Future generations of scholars will scrutinize the many weird ways that Trump has twisted the GOP. For present purposes, however, let’s focus on the party’s failure to restrain the president from two unforgivable sins. The first is his attempt to erode the independence of the justice system. This includes Trump’s sinister interactions with his law-enforcement apparatus: his demands for criminal investigations of his political opponents, his pressuring of law-enforcement leaders on investigative matters, his frank efforts to interfere with investigations that implicate his personal interests, and his threats against the individuals who run the Justice Department. It also includes his attacks on federal judges, his pardon of a sheriff convicted of defying a court’s order to enforce constitutional rights, his belief that he gets to decide on Twitter who is guilty of what crimes, and his view that the justice system exists to effectuate his will. Some Republicans have clucked disapprovingly at various of Trump’s acts. But in each case, many other Republicans have cheered, and the party, as a party, has quickly moved on. A party that behaves this way is not functioning as a democratic actor.

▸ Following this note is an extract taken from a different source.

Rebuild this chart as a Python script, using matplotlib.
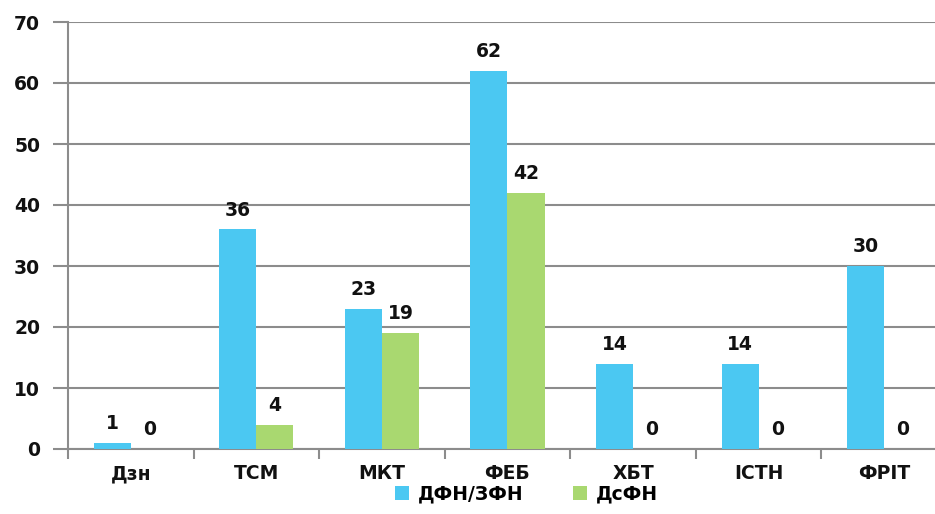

And there are more sins they consider. It’s an article worth your time as they lay out their own backgrounds, and then the problematic behaviors besetting the Republicans.

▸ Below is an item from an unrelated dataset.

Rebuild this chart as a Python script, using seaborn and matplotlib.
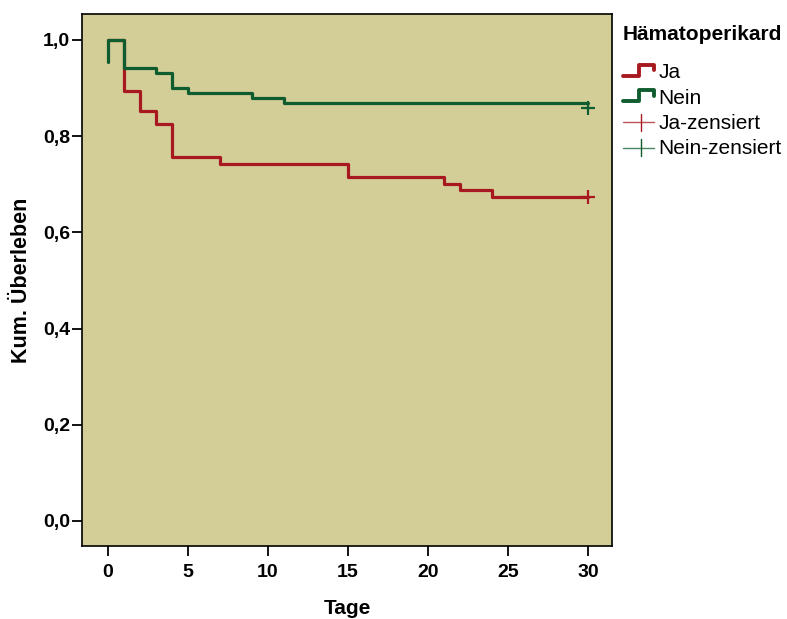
import numpy as np
import pandas as pd
import matplotlib
matplotlib.use("Agg")
import matplotlib.pyplot as plt
import seaborn as sns
from matplotlib.lines import Line2D
from matplotlib.legend_handler import HandlerBase

# data
ja_t = [0, 1, 2, 3, 4, 7, 15, 21, 22, 24, 30]
ja_s = [1.0, 0.894, 0.853, 0.825, 0.757, 0.742, 0.715, 0.701, 0.688, 0.674, 0.674]
nein_t = [0, 0, 1, 3, 4, 5, 9, 11, 30]
nein_s = [0.954, 1.0, 0.941, 0.932, 0.900, 0.890, 0.879, 0.869, 0.869]
cens_group = ["Ja", "Nein"]
cens_t = [30, 30]
cens_s = [0.674, 0.859]
x_ticks = [0, 5, 10, 15, 20, 25, 30]
y_ticks = [0.0, 0.2, 0.4, 0.6, 0.8, 1.0]

RED = "#A8191F"
GREEN = "#0F5C2E"
BG = "#D3CE98"

sns.set_style("ticks")
plt.rcParams["font.family"] = ["Liberation Sans", "DejaVu Sans"]
for k in ["text.color", "axes.labelcolor", "xtick.color", "ytick.color", "axes.edgecolor"]:
    plt.rcParams[k] = "black"

df = pd.concat([
    pd.DataFrame({"t": ja_t, "s": ja_s, "g": "Ja"}),
    pd.DataFrame({"t": nein_t, "s": nein_s, "g": "Nein"}),
], ignore_index=True)

fig = plt.figure(figsize=(7.87, 6.19), dpi=100)
ax = fig.add_axes([82/787, 1-546/619, (612-82)/787, (546-14)/619])
ax.set_facecolor(BG)

sns.lineplot(data=df, x="t", y="s", hue="g", palette={"Ja": RED, "Nein": GREEN},
             drawstyle="steps-post", estimator=None, sort=False, linewidth=2.3,
             legend=False, ax=ax)
cdf = pd.DataFrame({"t": cens_t, "s": cens_s, "g": cens_group})
sns.scatterplot(data=cdf, x="t", y="s", hue="g", palette={"Ja": RED, "Nein": GREEN},
                marker="+", s=110, linewidth=1.6, legend=False, ax=ax, zorder=5)

ax.set_xlim(-1.625, 31.5)
ax.set_ylim(-0.052, 1.054)
ax.set_xticks(x_ticks)
ax.set_yticks(y_ticks)
ax.set_xticklabels([str(v) for v in x_ticks], fontsize=14, fontweight="bold")
ax.set_yticklabels([f"{v:.1f}".replace(".", ",") for v in y_ticks], fontsize=14, fontweight="bold")
ax.tick_params(axis="x", direction="out", length=7.5, width=1.3, color="black", pad=5.5)
ax.tick_params(axis="y", direction="out", length=7.5, width=1.3, color="black", pad=1)
for sp in ax.spines.values():
    sp.set_visible(True)
    sp.set_color("black")
    sp.set_linewidth(1.2)
ax.set_xlabel("Tage", fontsize=15, fontweight="bold", labelpad=13)
ax.set_ylabel("Kum. Überleben", fontsize=15.5, fontweight="bold", labelpad=8)


class StepHandler(HandlerBase):
    def create_artists(self, legend, orig_handle, xdescent, ydescent, width, height, fontsize, trans):
        x0 = -xdescent
        y0 = -ydescent
        xs = [x0, x0 + width * 0.5, x0 + width * 0.5, x0 + width * 0.95, x0 + width * 0.95]
        ys = [y0 + height * 0.2, y0 + height * 0.2, y0 + height * 0.95, y0 + height * 0.95, y0 + height * 0.55]
        ln = Line2D(xs, ys, color=orig_handle.get_color(), linewidth=2.8, transform=trans)
        return [ln]


class CrossHandler(HandlerBase):
    def create_artists(self, legend, orig_handle, xdescent, ydescent, width, height, fontsize, trans):
        x0 = -xdescent
        y0 = -ydescent
        c = orig_handle.get_color()
        h = Line2D([x0, x0 + width * 0.95], [y0 + height * 0.45] * 2, color=c, linewidth=1.0,
                   alpha=0.75, transform=trans)
        v = Line2D([x0 + width * 0.55] * 2, [y0 - height * 0.15, y0 + height * 1.05], color=c,
                   linewidth=1.0, transform=trans)
        return [h, v]


h_ja = Line2D([], [], color=RED)
h_nein = Line2D([], [], color=GREEN)
h_jc = Line2D([], [], color=RED)
h_nc = Line2D([], [], color=GREEN)
leg = fig.legend([h_ja, h_nein, h_jc, h_nc], ["Ja", "Nein", "Ja-zensiert", "Nein-zensiert"],
                 handler_map={h_ja: StepHandler(), h_nein: StepHandler(),
                              h_jc: CrossHandler(), h_nc: CrossHandler()},
                 loc="upper left", bbox_to_anchor=(623/787, 1-25/619), frameon=False,
                 title="Hämatoperikard", prop={"family": ["Liberation Sans", "DejaVu Sans"], "size": 15},
                 handlelength=1.55, handletextpad=0.15, labelspacing=0.3, borderaxespad=0,
                 borderpad=0, alignment="left")
leg.get_title().set_fontweight("bold")
leg.get_title().set_fontsize(15)
leg.get_title().set_family(["Liberation Sans", "DejaVu Sans"])
leg._legend_box.sep = 14

fig.savefig("out.png", dpi=100, facecolor="white")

I read Wittes from time to time on Lawfare, and his status as a national security professional, a traditionally non-partisan position, plus his generally sober analysis leads me to trust him.
I am not particularly familiar with Rauch.
Me? I plan to consider all candidates for offices for which I’m eligible to vote, in the belief that a sober, old-line Republican that can move the party back to the center is better than a fringe Democrat.
But I don’t expect to be confronted with such a choice. The Minnesota GOP went flying rightward 25 years ago, and I have yet to see any evidence of a return to sobriety. Indeed, a friend who recently had gone to work for them dropped out and, well, I didn’t dig into his withdrawal, but he seemed a little shell-shocked. I know he wasn’t voting for Trump, so perhaps the upset was, uh, upsetting for him.
I doubt a groundswell of support will appear for this article, especially among conservatives still caught in the tribal trap, but it’s worth a try.
And one more thing they mention:
… but recently the Democrats have made up for lost time by moving rapidly leftward.
That’s definitely a concern to me. Radical parties are threatening entities, which makes it easier to herd people into voting for other radical positions.
Not that radical positions aren’t eventually adopted by a party – but moving rapidly? That’s not a great sign.